Petrol averaged 114.16p a litre yesterday from a short-term high of 116.96p in early November.
Higher fuel prices and colder weather could cost drivers an extra £4.30 to £5.65 a tank, according to AA estimates.
Petrol costs are expected to sharply rise after OPEC – a group of some of the biggest oil producers in the world – yesterday agreed a deal to cut production. Following the news, oil prices have already jumped above $50 (£39.18) a barrel and could move higher still.
In June 2014 prices were at higher than $100 (£78.35) a barrel, but tumbled amid global oversupply.
OPEC’s agreement to production is expected to sustain prices in the short-term, but experts said prices are unlikely to reach record highs a couple of years ago.

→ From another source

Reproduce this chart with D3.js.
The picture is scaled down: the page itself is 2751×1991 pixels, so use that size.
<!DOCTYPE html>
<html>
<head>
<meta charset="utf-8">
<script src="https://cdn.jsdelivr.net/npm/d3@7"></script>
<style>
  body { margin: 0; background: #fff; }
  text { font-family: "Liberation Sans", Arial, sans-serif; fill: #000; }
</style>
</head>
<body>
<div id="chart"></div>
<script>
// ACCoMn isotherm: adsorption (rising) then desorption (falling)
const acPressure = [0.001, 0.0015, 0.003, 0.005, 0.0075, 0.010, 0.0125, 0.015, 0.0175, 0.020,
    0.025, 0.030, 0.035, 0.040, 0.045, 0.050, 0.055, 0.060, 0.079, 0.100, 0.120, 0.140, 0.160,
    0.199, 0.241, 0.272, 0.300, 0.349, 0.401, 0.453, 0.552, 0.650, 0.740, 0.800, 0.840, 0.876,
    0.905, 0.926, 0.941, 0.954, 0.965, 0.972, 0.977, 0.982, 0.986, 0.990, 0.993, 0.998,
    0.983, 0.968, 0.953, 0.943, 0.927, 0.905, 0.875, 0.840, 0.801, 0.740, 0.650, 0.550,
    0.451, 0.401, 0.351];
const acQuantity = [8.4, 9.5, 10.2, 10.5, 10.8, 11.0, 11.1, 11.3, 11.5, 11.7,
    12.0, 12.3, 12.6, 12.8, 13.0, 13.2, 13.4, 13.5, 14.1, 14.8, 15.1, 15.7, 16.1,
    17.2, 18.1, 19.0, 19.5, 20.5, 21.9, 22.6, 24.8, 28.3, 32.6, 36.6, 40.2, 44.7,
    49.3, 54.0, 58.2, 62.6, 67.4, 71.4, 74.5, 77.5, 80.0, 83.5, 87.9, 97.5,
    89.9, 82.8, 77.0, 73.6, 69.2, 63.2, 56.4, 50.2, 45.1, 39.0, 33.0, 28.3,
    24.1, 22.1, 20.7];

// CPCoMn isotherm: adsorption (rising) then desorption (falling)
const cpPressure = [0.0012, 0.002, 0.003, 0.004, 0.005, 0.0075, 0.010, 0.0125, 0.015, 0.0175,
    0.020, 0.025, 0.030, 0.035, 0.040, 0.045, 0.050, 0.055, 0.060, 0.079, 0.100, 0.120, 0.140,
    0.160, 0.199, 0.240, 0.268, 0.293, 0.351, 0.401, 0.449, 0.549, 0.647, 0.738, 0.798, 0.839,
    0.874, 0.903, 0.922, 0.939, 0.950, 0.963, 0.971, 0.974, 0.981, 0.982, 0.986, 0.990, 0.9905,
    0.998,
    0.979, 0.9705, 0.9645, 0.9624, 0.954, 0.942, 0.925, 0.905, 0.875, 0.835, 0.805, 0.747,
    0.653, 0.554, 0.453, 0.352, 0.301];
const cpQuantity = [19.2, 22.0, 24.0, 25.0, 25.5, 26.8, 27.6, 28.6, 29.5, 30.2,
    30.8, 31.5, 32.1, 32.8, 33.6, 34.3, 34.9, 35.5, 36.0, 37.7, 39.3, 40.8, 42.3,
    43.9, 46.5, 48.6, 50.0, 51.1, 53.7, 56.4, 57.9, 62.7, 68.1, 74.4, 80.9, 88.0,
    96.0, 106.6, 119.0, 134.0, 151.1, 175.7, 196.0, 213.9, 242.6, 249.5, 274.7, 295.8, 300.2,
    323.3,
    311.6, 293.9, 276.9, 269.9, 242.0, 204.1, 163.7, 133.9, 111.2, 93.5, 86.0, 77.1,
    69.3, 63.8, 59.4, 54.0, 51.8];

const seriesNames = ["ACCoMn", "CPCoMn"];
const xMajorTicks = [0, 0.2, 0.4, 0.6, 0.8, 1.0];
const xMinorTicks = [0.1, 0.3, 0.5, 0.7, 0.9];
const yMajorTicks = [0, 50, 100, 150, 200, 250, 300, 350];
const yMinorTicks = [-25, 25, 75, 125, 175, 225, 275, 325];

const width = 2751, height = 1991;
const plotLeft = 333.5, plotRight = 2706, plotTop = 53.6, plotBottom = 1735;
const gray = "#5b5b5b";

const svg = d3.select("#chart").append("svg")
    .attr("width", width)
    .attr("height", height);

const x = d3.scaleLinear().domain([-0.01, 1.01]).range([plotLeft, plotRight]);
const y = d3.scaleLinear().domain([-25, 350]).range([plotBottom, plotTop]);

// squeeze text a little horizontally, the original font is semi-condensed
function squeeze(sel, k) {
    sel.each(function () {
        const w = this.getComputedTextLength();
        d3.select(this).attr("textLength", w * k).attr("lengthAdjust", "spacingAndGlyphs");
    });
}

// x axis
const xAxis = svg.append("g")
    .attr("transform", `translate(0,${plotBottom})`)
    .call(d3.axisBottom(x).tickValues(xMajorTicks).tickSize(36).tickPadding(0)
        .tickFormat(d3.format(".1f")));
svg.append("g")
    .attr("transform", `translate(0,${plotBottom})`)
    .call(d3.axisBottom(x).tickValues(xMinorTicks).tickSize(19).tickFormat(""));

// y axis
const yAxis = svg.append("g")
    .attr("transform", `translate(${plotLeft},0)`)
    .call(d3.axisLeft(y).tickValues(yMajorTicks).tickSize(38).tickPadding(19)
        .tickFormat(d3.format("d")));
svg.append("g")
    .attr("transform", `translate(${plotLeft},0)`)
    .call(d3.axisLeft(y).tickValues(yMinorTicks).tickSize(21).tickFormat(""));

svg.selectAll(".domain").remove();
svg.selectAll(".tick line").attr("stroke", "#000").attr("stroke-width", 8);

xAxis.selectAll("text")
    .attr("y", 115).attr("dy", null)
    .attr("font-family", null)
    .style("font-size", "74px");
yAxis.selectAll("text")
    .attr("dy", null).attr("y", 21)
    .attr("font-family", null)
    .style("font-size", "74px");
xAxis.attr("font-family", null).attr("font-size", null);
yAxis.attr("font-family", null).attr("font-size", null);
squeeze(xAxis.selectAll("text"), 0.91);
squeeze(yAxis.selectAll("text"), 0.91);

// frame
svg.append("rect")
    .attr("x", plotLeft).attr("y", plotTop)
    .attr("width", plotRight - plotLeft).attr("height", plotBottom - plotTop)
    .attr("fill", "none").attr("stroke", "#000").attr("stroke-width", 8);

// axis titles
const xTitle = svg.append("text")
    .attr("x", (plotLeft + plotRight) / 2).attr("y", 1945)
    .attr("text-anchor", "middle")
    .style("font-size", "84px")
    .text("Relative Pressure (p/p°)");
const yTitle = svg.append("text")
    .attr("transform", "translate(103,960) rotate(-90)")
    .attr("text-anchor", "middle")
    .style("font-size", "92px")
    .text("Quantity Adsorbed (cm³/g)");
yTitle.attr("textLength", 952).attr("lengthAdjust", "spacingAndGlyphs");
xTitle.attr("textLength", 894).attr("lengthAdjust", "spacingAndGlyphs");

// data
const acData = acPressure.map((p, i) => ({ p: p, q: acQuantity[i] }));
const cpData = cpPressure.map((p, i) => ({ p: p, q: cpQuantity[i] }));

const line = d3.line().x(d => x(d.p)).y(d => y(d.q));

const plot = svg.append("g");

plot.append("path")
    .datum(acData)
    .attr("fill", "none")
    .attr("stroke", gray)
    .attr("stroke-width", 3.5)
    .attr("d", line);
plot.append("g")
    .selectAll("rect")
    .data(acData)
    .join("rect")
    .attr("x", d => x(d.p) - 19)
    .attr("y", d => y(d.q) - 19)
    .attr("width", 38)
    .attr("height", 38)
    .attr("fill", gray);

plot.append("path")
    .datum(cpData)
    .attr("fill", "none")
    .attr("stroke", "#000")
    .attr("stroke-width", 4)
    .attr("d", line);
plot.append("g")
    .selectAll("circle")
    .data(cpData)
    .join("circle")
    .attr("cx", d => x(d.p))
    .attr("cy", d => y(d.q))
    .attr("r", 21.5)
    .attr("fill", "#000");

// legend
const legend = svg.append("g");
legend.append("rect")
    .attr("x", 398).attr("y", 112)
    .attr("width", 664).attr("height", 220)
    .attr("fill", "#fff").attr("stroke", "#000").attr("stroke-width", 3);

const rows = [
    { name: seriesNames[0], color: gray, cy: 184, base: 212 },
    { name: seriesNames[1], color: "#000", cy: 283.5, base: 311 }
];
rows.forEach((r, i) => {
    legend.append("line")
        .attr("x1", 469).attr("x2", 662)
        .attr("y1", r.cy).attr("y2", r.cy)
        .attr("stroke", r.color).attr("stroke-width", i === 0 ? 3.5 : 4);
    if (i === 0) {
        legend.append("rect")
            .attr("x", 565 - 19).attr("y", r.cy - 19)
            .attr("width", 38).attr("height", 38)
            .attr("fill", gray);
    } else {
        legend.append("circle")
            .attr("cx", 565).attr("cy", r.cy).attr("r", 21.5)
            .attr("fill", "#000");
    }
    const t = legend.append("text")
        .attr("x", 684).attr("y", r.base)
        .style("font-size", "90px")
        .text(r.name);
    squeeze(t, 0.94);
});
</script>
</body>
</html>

Michael Hewson, chief market analyst at CMC Markets UK, said: “It must be noted that the deal agreed will only return output back to levels last seen in the first half of this year at 32.5m barrels a day, a cut of 1.2m barrels, effective from January 1 2017, for six months.
“Even accounting for the cuts announced yesterday these new levels will still be at the high end for daily output for OPEC production over the last 10 year period, at a time when Russia is still pumping at record levels of 11m barrels a day and US shale producers are waiting on the sidelines to further increase their own output.”
AA spokesman Luke Bosdet added: “The question then is, even with OPEC agreement to cut production, whether continued abundant supply pulls the oil price back down again.
“The problem is the length of time it takes for that to happen and how high the market sends the price of oil.
“A long spell of higher prices, aggravated by a weak pound, could ravage family budgets as badly as the added cost of winter motoring.”